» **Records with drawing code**
--

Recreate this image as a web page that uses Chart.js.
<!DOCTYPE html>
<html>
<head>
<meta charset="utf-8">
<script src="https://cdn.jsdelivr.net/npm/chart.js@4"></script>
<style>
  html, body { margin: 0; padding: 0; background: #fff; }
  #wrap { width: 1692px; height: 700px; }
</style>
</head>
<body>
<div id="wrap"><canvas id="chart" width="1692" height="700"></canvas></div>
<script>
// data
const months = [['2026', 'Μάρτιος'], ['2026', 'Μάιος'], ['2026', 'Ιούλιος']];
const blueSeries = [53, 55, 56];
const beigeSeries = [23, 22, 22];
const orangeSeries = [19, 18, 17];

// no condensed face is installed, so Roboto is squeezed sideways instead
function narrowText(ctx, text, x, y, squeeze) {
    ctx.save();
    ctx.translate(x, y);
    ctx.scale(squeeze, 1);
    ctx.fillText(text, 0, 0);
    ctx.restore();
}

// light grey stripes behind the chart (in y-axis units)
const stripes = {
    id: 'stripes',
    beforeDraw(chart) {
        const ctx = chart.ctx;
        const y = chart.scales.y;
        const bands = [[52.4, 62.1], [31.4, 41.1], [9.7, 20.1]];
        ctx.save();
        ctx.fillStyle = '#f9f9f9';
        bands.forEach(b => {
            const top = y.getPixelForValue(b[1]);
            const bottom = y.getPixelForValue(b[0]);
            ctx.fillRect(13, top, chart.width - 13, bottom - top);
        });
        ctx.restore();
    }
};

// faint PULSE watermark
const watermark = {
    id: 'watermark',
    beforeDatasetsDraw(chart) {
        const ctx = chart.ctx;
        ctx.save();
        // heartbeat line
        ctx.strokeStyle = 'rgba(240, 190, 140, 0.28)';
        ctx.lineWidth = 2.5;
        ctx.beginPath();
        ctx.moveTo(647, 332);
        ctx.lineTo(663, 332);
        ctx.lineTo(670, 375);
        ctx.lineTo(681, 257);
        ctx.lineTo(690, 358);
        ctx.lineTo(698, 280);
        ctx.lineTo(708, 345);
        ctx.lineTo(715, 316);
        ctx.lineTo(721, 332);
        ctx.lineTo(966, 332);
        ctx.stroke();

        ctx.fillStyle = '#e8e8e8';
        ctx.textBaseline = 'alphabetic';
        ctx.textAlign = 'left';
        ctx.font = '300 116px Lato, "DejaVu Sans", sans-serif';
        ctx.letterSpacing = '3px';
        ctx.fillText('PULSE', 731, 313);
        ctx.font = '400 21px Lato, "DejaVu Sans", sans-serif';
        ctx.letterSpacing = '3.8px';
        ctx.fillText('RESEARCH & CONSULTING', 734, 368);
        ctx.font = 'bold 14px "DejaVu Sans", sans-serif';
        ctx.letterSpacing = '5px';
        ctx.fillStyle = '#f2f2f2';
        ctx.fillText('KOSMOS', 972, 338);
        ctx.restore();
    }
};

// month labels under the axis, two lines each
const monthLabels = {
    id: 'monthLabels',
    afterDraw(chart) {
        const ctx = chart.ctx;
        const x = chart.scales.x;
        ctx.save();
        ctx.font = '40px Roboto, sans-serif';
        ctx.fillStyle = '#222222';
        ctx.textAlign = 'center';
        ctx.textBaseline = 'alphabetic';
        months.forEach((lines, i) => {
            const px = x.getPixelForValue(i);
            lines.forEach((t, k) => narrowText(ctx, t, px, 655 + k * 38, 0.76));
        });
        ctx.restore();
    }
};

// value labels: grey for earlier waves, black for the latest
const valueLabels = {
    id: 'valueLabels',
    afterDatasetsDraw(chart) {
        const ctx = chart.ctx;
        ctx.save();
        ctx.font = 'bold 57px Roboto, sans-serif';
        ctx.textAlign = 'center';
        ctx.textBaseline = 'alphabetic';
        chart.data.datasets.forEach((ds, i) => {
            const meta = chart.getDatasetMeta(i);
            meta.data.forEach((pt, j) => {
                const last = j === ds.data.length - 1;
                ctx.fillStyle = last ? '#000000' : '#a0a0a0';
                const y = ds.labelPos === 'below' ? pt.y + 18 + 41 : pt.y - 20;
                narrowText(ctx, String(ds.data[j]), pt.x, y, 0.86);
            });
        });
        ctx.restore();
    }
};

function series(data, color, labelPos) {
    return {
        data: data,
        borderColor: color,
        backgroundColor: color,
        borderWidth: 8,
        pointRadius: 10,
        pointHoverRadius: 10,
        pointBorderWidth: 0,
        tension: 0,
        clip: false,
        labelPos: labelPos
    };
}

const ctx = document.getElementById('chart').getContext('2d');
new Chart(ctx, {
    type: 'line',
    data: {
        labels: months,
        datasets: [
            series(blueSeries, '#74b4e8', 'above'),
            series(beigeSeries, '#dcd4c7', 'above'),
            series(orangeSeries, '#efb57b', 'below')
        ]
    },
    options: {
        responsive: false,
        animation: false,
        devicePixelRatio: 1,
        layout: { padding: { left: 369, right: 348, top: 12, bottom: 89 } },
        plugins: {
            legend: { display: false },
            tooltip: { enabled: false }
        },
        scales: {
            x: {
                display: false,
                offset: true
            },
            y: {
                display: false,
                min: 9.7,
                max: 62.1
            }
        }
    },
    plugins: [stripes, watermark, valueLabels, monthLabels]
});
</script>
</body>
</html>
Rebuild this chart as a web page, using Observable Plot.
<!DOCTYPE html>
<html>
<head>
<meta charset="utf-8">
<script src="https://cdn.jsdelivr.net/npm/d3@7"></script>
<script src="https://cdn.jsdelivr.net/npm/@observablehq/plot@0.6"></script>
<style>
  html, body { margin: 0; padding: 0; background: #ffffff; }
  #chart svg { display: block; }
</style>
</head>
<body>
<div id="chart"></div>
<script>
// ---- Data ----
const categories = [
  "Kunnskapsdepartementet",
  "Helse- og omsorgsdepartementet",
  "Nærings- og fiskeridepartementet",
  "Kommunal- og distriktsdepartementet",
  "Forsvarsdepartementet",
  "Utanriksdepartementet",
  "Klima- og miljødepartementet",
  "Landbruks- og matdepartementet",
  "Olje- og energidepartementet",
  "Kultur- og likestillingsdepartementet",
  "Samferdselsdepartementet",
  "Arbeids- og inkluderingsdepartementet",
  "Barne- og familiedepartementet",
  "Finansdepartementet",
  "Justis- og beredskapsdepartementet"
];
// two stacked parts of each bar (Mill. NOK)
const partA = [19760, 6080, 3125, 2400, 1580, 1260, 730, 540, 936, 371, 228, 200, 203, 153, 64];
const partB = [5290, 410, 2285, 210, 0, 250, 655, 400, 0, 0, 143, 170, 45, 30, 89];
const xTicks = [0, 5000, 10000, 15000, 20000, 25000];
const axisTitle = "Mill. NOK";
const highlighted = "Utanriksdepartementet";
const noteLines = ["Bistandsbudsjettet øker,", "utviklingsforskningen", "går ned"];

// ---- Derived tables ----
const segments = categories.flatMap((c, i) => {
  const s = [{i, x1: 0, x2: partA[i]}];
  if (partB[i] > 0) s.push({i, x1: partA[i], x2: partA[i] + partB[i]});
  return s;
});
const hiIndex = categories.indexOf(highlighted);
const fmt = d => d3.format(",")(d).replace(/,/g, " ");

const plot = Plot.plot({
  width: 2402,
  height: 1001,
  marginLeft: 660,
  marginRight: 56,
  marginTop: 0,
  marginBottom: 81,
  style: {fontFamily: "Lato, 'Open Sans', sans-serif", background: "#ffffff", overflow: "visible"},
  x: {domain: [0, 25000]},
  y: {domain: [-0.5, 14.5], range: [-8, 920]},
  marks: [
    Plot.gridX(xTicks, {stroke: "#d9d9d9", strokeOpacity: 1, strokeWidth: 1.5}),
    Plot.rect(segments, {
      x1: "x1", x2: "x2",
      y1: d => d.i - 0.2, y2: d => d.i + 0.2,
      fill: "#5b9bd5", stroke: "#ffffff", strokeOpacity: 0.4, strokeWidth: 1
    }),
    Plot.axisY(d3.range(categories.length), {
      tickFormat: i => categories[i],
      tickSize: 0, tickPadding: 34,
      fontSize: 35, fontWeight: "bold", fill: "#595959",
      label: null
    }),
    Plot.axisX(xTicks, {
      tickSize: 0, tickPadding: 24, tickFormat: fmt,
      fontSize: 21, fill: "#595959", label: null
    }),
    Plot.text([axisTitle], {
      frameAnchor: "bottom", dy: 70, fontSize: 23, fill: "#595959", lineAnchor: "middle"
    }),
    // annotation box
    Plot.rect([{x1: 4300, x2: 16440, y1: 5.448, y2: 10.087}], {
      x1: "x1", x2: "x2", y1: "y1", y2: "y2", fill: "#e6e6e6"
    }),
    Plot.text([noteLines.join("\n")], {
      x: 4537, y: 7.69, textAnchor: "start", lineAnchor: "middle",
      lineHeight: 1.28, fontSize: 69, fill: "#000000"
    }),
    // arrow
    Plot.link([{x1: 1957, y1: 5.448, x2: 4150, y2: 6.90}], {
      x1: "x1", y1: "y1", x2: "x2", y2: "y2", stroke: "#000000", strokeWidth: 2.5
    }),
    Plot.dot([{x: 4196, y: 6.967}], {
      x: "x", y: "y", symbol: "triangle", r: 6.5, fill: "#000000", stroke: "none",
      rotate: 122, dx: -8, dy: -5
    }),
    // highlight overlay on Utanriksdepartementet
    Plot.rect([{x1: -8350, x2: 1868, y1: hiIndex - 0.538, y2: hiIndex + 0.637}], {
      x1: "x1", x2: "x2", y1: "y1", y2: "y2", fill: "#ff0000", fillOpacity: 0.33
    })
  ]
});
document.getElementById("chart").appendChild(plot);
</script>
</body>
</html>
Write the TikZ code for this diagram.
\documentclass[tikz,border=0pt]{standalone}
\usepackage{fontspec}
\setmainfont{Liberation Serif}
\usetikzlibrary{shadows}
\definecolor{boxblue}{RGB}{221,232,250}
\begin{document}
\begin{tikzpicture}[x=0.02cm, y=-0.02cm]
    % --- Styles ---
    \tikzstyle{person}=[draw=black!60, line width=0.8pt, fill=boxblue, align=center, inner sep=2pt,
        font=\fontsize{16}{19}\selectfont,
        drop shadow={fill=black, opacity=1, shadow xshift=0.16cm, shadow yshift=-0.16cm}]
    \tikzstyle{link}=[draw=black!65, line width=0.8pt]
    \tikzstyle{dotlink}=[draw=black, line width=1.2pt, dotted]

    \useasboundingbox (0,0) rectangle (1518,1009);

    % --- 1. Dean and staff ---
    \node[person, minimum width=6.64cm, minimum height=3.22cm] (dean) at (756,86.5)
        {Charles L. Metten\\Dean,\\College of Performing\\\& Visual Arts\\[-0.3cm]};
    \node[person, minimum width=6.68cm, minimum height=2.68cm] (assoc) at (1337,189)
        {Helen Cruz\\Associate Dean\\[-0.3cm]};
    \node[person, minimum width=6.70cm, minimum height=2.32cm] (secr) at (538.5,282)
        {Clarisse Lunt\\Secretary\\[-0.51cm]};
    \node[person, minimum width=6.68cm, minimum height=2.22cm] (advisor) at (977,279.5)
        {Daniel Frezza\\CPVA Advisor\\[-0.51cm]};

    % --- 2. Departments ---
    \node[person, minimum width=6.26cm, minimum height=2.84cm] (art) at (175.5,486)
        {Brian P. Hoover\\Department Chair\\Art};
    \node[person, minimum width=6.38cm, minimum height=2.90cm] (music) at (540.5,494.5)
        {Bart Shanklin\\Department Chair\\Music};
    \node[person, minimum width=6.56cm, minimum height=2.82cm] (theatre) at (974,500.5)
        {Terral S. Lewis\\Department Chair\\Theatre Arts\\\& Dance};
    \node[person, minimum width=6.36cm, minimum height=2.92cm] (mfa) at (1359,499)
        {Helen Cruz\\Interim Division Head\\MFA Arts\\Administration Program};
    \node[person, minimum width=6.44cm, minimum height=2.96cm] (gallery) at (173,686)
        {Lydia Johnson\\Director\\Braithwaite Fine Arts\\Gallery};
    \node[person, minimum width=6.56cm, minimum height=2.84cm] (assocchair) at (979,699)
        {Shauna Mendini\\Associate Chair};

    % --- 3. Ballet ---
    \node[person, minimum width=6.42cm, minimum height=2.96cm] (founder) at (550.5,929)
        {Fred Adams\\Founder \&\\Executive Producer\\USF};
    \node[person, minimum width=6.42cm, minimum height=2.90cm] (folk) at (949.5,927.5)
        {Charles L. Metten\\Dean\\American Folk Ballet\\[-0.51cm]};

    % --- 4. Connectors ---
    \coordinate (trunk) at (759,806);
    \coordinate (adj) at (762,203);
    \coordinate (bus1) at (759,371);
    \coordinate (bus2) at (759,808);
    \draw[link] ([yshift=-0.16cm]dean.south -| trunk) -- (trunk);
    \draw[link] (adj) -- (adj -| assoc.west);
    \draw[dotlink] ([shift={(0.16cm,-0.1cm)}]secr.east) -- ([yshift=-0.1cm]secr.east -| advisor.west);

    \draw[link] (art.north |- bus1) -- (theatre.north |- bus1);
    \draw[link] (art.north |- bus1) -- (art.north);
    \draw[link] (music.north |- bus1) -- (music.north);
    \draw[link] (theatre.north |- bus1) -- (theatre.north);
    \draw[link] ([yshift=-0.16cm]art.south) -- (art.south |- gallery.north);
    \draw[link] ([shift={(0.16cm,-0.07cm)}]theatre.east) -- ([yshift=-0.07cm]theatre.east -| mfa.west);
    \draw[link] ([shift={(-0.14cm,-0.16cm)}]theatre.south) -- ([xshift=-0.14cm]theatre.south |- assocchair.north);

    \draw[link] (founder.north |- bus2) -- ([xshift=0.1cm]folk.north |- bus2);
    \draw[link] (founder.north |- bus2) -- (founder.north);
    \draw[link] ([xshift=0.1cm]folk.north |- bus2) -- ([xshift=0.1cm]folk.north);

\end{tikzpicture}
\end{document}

--

» **Task requirements**
Scan the material above for the string "this" and return the lines that hold it.

» **In response**
Recreate this image as a web page that uses Chart.js.
Rebuild this chart as a web page, using Observable Plot.
Write the TikZ code for this diagram.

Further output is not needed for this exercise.